Challenges in quality assessment
Limitations of current metrics While each quality metric provides valuable insights, none are perfect. High R² or INFO scores do not guarantee that rare variants are well-imputed, and a strong concordance rate may be skewed by an abundance of common variants that are easy to predict. Over-reliance on a single metric could lead to misinterpretations of overall imputation quality. Balancing multiple metrics and understanding their individual biases is critical.
Computational considerations Assessing imputation quality can be computationally intensive. For large datasets containing millions of markers, running multiple imputation software tools, performing cross-validation, or evaluating various quality metrics may require significant computational resources. Data handling, storage, and processing time can become bottlenecks, necessitating efficient pipeline design and parallelized computing solutions.
Future directions in quality assessment
Methodological advancements As agrigenomic datasets become richer and more complex, there is a growing need for more nuanced imputation quality assessment methods. Future approaches might incorporate machine learning models that integrate multiple metrics to produce a composite, context-dependent quality score. Additionally, novel statistical measures that better handle rare variants or structural variants could emerge as key tools for agrigenomics.

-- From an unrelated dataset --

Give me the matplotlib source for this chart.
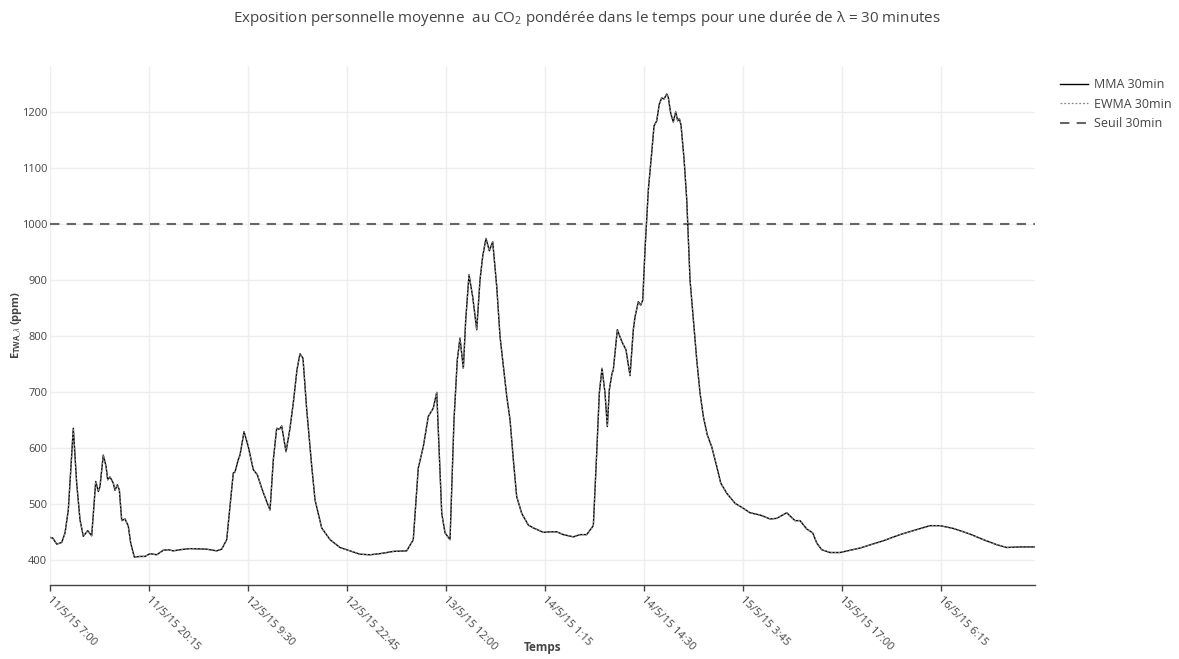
import matplotlib
matplotlib.use("Agg")
import matplotlib.pyplot as plt
import matplotlib.dates as mdates
import matplotlib.transforms as mtransforms
from matplotlib.ticker import FixedLocator, FuncFormatter
from datetime import datetime, timedelta

plt.rcParams['font.family'] = ['Open Sans', 'DejaVu Sans']
plt.rcParams['mathtext.fontset'] = 'custom'
plt.rcParams['mathtext.rm'] = 'Open Sans'
plt.rcParams['mathtext.bf'] = 'Open Sans:bold'
plt.rcParams['mathtext.it'] = 'Open Sans:italic'

# ---- data ----
start_time = "2015-05-11 07:00"
hours = [0.0, 0.36, 0.90, 1.57, 2.01, 2.45, 3.12, 3.57, 4.02, 4.46, 5.05, 5.58, 6.12, 6.47, 6.69,
         7.13, 7.50, 7.72, 8.03, 8.47, 8.70, 9.01, 9.28, 9.60, 10.04, 10.48, 10.80, 11.28, 12.05, 12.72,
         13.38, 14.28, 15.16, 15.83, 16.50, 17.40, 18.74, 20.97, 22.31, 22.98, 23.65, 24.09, 24.53, 24.76,
         25.20, 25.43, 25.97, 26.54, 27.21, 27.75, 28.33, 29.00, 29.45, 29.89, 30.34, 30.69, 31.01, 31.59,
         32.12, 32.56, 33.06, 33.46, 33.86, 34.36, 35.03, 35.47, 36.36, 37.48, 38.81, 39.71, 41.49, 42.83,
         44.17, 45.95, 47.74, 48.62, 49.29, 49.96, 50.63, 51.30, 51.76, 52.10, 52.43, 52.87, 53.54, 54.07,
         54.51, 54.87, 55.32, 55.64, 56.08, 56.57, 57.11, 57.55, 57.91, 58.35, 58.80, 59.25, 59.79, 60.23,
         61.13, 61.57, 62.01, 62.46, 63.13, 64.02, 64.69, 66.02, 66.92, 67.82, 68.70, 70.04, 70.94, 71.83,
         72.72, 73.17, 73.52, 73.88, 74.28, 74.59, 74.86, 75.22, 75.39, 75.93, 76.52, 77.09, 77.63, 78.07,
         78.30, 78.74, 79.06, 79.33, 79.64, 80.08, 80.53, 80.84, 81.20, 81.55, 81.87, 82.18, 82.54, 82.75,
         83.07, 83.42, 83.74, 84.01, 84.23, 84.45, 84.86, 85.22, 85.66, 86.10, 86.56, 87.00, 87.44, 87.97,
         88.56, 89.23, 89.77, 90.57, 91.68, 92.79, 93.69, 95.03, 96.37, 97.26, 98.60, 99.71, 100.38, 101.28,
         102.08, 102.62, 103.28, 104.40, 105.73, 108.41, 111.53, 113.76, 116.00, 117.78, 119.12, 120.90,
         123.13, 124.92, 126.71, 128.05, 129.83, 131.83]
mma_30 = [440, 439, 428, 431, 448, 489, 635, 537, 471, 442, 452, 443, 540, 522, 531,
          587, 567, 543, 548, 537, 524, 534, 525, 470, 473, 460, 430, 405, 406, 406,
          411, 409, 417, 418, 416, 418, 420, 419, 416, 419, 436, 495, 555, 557,
          579, 587, 629, 602, 561, 552, 528, 504, 489, 579, 635, 633, 639, 593,
          635, 680, 740, 768, 760, 668, 567, 507, 457, 436, 422, 418, 410, 409,
          411, 415, 416, 436, 564, 602, 656, 671, 699, 591, 483, 448, 436, 650,
          757, 796, 742, 829, 909, 870, 811, 900, 942, 974, 952, 968, 888, 799,
          692, 650, 579, 513, 483, 462, 457, 449, 450, 450, 445, 441, 445, 445,
          461, 591, 698, 742, 698, 638, 704, 733, 739, 811, 790, 775, 729, 811,
          834, 861, 855, 864, 955, 1061, 1127, 1175, 1184, 1214, 1225, 1223, 1232, 1226,
          1198, 1182, 1200, 1184, 1188, 1177, 1116, 1043, 900, 829, 757, 698, 656, 623,
          602, 567, 537, 519, 501, 492, 484, 480, 473, 474, 484, 470, 470, 455,
          448, 430, 418, 413, 413, 421, 434, 445, 454, 461, 461, 456,
          446, 436, 427, 422, 423, 423]
ewma_30 = list(mma_30)
seuil_30 = 1000
tick_step_minutes = 13 * 60 + 15
n_ticks = 10

t0 = datetime.strptime(start_time, "%Y-%m-%d %H:%M")
times = [t0 + timedelta(hours=h) for h in hours]

# ---- figure ----
W, H = 1179, 659
fig = plt.figure(figsize=(W / 100, H / 100), dpi=100)
ax_left, ax_right, ax_top, ax_bottom = 50, 1035, 66, 585
ax = fig.add_axes([ax_left / W, 1 - ax_bottom / H, (ax_right - ax_left) / W, (ax_bottom - ax_top) / H])

ax.plot(times, mma_30, color='black', lw=1.0, label='MMA 30min', zorder=3)
ax.plot(times, ewma_30, color='#888888', lw=0.9, ls=(0, (1.5, 1.5)), label='EWMA 30min', zorder=4)
ax.axhline(seuil_30, color='#666666', lw=1.5, dashes=(4.5, 3.5), label='Seuil 30min', zorder=2)

ax.set_xlim(times[0], times[-1])
ax.set_ylim(355, 1282)

tick_times = [t0 + timedelta(minutes=tick_step_minutes * i) for i in range(n_ticks)]
ax.xaxis.set_major_locator(FixedLocator([mdates.date2num(t) for t in tick_times]))

def fmt(v, pos):
    d = mdates.num2date(v)
    return f"{d.day}/{d.month}/{d.strftime('%y')} {d.hour}:{d.minute:02d}"

ax.xaxis.set_major_formatter(FuncFormatter(fmt))
ax.set_yticks([400, 500, 600, 700, 800, 900, 1000, 1100, 1200])

for s in ['top', 'right', 'left']:
    ax.spines[s].set_visible(False)
ax.spines['bottom'].set_color('#444444')
ax.spines['bottom'].set_linewidth(1.0)

ax.grid(True, color='#eeeeee', lw=1.0, zorder=0)
ax.set_axisbelow(True)
ax.tick_params(axis='y', length=0, pad=2, labelsize=8, labelcolor='#444444')
ax.tick_params(axis='x', length=4, width=1, color='#444444', direction='out', labelsize=8,
               labelcolor='#444444', pad=3)
shift = mtransforms.ScaledTranslation(3 / 100, 0, fig.dpi_scale_trans)
for lab in ax.get_xticklabels():
    lab.set_rotation(-45)
    lab.set_ha('left')
    lab.set_va('top')
    lab.set_rotation_mode('anchor')
    lab.set_transform(lab.get_transform() + shift)

fig.text(543 / W, 1 - 648 / H, 'Temps', ha='center', va='center', fontsize=8.5,
         fontweight='bold', color='#444444')
fig.text(17 / W, 1 - 325 / H, r'$\mathbf{E}_{\mathbf{TWA}\_\lambda}$ (ppm)', rotation=90, ha='center',
         va='center', fontsize=8, fontweight='bold', color='#444444')
fig.text(587 / W, 1 - 18 / H,
         'Exposition personnelle moyenne  au CO$_2$ pondérée dans le temps pour une durée de λ = 30 minutes',
         ha='center', va='center', fontsize=10.9, color='#444444')

leg = ax.legend(loc='upper left', bbox_to_anchor=(1055 / W, 1 - 73 / H), bbox_transform=fig.transFigure,
                frameon=False, fontsize=9, handlelength=2.2, handletextpad=0.5, labelspacing=0.52,
                borderaxespad=0)
for t in leg.get_texts():
    t.set_color('#444444')

fig.savefig('out.png', dpi=100)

Integrating genomic and phenotypic data Ultimately, the goal of imputation in agrigenomics is to enable more effective breeding and management decisions. Future quality assessments may integrate phenotypic or environmental information to measure how accurately imputed genotypes predict traits of interest. By correlating imputed genotype quality with trait heritability or predictive accuracy in genomic selection, researchers can directly connect the fidelity of imputation to real-world outcomes.
Conclusion
Quality assessment of NGS imputation results is a foundational step in ensuring reliable and actionable genetic data in agrigenomics. By understanding the key metrics—INFO scores, R² values, concordance rates, IQS, and Hellinger scores—researchers can more accurately gauge imputation performance. The choice of reference panels, imputation software, and awareness of population structure further refine the accuracy and reliability of imputed datasets. While current metrics and methodologies provide a solid baseline, future advancements will likely integrate more comprehensive assessments, blending genomic, phenotypic, and environmental data to yield even more informed breeding decisions. As the field continues to evolve, robust quality assessment will remain central to unlocking the full potential of genomic information in agriculture.
References
Crisp, P. A., Hammond, R. L., & Furtado, A. (2022). Comprehensive Assessment of Genotype Imputation in Crop Genomics: A Case Study in Soybean. BMC Genomics, 23(1), 157.
Delgado, E. C., & Johnson, E. (2020). Evaluation of Multiple Imputation Tools for Cattle Genomic Prediction. Animal Genetics, 51(5), 789-799.
O’Donell, S. A., & Martin, M. (2023). Using Bayesian Frameworks for Robust Imputation in Plant Breeding: A Critical Review. The Plant Genome, 16(1), e20250.